TASK REQUIREMENTS: Write out exactly the lines from the line with "Rebuild this chart" through the line with "import * as", including both, and nothing more.

DATASET CONTENT:

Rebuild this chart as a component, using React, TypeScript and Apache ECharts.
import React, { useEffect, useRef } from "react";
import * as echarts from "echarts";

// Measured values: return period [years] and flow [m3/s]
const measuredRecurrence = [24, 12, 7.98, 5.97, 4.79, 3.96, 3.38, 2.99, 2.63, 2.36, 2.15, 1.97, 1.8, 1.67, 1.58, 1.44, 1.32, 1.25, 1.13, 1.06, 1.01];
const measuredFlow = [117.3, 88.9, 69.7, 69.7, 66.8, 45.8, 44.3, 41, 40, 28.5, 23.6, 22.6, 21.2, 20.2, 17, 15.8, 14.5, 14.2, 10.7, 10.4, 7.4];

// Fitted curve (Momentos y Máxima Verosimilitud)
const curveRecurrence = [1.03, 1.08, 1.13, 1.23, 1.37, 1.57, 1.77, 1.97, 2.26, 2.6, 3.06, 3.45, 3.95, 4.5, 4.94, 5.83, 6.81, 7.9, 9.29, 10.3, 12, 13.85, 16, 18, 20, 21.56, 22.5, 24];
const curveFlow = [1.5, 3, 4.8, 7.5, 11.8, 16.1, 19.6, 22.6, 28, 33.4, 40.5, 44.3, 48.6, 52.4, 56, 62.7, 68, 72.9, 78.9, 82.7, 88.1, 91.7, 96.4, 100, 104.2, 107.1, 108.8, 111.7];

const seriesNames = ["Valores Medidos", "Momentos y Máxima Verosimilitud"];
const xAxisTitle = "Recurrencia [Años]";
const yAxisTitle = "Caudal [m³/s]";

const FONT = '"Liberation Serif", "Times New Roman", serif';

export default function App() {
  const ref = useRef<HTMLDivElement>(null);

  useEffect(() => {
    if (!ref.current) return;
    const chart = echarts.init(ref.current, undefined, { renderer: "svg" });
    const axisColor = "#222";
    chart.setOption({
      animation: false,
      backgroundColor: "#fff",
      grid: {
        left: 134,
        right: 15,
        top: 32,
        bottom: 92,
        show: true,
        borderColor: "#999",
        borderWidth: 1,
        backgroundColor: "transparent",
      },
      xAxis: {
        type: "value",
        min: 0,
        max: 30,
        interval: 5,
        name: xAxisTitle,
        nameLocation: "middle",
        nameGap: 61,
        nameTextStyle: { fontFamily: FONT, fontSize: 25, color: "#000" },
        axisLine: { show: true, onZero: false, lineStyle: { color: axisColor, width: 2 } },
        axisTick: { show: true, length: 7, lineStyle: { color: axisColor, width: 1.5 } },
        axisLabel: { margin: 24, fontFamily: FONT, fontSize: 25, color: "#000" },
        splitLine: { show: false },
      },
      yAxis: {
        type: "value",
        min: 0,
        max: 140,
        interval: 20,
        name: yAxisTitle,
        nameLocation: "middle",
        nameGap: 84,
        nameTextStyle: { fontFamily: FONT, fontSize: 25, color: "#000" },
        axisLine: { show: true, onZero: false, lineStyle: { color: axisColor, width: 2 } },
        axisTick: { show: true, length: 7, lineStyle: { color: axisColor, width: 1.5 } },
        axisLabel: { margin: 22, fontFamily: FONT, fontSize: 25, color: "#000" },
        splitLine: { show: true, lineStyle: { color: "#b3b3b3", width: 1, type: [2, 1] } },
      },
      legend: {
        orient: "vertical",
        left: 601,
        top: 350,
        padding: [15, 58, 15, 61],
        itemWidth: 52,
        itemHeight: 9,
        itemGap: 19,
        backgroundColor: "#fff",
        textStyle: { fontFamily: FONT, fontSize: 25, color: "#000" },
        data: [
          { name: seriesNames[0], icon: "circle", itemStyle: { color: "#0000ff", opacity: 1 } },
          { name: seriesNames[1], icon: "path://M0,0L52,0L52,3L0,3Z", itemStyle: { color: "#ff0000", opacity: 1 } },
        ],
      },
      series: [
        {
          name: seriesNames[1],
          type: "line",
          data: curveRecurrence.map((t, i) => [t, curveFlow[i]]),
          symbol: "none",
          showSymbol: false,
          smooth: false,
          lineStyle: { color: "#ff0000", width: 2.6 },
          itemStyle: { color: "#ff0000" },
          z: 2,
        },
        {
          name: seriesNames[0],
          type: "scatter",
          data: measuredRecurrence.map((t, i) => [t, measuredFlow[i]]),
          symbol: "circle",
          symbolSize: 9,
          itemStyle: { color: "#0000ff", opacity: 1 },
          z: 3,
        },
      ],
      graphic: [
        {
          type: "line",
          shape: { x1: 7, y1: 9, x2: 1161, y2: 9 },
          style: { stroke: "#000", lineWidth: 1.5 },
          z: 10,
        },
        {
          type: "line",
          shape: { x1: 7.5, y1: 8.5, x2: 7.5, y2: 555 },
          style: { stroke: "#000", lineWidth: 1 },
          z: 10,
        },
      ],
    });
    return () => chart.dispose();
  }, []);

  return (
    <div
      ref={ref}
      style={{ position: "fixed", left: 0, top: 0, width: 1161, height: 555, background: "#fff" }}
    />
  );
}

...

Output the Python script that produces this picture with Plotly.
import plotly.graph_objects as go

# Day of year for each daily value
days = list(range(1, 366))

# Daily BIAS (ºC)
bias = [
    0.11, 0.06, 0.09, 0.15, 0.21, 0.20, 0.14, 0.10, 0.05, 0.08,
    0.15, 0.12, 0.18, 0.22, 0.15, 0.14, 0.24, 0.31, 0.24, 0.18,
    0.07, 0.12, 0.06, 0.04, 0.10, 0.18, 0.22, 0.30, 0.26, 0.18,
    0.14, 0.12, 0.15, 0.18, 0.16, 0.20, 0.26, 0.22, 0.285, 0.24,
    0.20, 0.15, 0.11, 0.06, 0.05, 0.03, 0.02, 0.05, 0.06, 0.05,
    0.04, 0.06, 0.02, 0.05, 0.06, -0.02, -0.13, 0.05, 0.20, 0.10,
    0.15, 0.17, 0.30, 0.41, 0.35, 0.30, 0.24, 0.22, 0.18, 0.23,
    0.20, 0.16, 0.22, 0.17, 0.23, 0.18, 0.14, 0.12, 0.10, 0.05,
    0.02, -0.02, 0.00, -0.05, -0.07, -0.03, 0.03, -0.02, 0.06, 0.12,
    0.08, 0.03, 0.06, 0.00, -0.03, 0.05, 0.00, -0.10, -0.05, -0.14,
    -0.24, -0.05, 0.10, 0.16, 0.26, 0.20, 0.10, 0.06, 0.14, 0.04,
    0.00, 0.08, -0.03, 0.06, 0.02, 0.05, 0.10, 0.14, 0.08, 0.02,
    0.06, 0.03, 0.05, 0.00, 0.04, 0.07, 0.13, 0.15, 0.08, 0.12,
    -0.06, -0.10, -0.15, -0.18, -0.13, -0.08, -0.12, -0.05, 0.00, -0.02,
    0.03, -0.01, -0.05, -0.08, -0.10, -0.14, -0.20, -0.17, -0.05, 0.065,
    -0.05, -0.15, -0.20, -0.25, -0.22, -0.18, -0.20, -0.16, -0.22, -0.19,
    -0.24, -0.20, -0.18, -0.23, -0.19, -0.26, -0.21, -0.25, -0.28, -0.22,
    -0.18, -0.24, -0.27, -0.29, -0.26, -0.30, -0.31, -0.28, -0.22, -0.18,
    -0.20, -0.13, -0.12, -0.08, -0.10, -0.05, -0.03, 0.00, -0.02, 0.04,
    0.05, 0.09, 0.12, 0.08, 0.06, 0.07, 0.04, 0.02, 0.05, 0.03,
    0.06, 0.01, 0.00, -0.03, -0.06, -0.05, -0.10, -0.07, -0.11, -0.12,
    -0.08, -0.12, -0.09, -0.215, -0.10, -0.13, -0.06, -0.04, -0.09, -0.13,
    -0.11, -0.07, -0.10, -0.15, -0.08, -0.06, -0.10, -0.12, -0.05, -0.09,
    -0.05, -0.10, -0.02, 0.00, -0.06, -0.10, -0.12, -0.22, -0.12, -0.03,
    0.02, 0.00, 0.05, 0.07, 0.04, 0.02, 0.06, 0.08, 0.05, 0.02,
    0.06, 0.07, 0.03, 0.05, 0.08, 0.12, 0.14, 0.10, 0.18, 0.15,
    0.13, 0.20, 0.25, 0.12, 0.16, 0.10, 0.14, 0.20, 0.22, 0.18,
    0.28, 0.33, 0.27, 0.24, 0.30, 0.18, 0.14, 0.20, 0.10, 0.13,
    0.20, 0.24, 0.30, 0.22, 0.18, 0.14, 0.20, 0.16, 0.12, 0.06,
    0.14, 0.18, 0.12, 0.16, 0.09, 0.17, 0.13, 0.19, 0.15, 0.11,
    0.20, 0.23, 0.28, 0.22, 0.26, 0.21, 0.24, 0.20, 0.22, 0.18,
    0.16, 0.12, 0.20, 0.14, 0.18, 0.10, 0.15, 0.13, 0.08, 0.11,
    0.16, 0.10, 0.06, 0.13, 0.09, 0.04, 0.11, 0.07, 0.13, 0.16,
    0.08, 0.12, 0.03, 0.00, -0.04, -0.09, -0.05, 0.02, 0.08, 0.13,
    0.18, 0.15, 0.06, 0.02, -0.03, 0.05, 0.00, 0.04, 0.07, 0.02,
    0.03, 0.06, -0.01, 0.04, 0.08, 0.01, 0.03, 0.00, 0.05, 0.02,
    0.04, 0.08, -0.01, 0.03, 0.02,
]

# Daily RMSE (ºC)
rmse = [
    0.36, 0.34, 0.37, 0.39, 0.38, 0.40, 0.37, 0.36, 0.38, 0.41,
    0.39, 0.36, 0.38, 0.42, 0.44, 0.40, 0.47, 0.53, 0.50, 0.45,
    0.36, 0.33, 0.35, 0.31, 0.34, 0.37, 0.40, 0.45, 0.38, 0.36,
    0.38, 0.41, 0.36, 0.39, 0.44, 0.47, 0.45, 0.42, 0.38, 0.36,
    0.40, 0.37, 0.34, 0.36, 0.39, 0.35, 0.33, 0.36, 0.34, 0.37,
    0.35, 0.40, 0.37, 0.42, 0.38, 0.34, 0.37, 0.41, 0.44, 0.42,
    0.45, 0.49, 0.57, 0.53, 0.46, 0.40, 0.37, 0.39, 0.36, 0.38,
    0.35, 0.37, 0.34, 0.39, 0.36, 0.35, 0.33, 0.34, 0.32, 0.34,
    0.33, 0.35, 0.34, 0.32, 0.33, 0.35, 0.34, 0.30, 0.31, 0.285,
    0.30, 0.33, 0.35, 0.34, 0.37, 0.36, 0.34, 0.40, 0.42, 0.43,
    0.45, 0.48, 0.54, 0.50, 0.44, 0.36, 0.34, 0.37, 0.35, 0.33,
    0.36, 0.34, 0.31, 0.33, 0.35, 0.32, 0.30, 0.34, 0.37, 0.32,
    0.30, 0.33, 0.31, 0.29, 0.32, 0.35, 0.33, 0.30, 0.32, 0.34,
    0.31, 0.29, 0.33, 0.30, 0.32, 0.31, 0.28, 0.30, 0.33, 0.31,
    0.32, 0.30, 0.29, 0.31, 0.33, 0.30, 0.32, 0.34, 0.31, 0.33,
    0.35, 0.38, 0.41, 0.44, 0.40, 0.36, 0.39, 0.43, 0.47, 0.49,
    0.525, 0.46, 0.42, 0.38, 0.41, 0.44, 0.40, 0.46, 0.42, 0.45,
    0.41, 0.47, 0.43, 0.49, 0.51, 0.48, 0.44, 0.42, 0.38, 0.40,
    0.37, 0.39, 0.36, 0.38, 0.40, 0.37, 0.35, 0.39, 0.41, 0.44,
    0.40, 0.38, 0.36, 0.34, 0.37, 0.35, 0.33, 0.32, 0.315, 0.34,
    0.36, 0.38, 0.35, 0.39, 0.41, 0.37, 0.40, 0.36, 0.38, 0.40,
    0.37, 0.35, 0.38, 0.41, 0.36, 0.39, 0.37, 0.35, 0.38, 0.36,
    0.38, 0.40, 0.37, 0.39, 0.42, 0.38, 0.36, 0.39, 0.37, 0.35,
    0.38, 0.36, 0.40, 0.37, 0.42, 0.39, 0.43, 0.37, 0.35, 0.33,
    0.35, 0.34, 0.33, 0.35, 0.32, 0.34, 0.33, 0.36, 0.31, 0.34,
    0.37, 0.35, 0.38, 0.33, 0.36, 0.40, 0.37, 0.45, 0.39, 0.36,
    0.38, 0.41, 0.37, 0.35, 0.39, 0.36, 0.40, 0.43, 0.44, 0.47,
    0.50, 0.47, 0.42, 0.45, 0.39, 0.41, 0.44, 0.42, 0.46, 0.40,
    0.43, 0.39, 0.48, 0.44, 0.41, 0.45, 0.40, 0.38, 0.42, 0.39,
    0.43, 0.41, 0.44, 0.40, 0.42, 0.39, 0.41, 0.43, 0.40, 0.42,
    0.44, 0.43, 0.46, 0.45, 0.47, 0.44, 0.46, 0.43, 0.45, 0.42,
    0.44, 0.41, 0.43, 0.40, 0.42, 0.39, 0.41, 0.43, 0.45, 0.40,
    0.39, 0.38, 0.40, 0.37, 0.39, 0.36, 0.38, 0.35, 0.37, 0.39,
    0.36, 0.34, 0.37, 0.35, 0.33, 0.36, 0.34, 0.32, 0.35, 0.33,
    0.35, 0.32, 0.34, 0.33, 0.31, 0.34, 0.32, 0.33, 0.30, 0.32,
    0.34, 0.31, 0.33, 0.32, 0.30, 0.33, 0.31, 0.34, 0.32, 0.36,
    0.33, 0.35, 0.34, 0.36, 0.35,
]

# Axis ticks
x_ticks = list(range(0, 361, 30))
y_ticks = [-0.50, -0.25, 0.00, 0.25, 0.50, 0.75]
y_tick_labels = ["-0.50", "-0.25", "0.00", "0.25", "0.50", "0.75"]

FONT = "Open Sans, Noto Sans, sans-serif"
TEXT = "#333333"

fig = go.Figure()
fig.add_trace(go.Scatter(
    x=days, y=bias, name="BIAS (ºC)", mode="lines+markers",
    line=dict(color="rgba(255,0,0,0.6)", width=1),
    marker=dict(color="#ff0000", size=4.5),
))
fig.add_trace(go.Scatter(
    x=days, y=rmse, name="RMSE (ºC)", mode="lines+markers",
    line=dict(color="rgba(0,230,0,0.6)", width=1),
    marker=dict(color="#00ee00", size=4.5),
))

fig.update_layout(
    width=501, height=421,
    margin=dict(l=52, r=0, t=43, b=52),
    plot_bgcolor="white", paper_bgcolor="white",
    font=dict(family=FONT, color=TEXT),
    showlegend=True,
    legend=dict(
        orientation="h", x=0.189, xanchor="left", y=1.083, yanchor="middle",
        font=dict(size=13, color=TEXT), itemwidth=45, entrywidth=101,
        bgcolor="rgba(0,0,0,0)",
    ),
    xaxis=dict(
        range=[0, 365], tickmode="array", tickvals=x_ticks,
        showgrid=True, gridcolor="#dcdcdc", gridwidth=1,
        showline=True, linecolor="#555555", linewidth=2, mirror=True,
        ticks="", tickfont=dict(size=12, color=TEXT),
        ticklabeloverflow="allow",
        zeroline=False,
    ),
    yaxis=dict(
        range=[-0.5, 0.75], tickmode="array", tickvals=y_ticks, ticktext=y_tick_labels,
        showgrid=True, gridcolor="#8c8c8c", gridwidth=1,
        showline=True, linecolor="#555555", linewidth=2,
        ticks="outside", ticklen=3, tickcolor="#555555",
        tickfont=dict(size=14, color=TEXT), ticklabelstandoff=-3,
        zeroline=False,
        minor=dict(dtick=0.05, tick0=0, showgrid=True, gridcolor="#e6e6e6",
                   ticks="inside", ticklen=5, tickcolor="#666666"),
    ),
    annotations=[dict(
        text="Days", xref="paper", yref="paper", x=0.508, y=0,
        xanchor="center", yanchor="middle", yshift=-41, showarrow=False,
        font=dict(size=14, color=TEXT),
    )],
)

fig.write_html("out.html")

ANSWER TO THIS PROBLEM:
Rebuild this chart as a component, using React, TypeScript and Apache ECharts.
import React, { useEffect, useRef } from "react";
import * as echarts from "echarts";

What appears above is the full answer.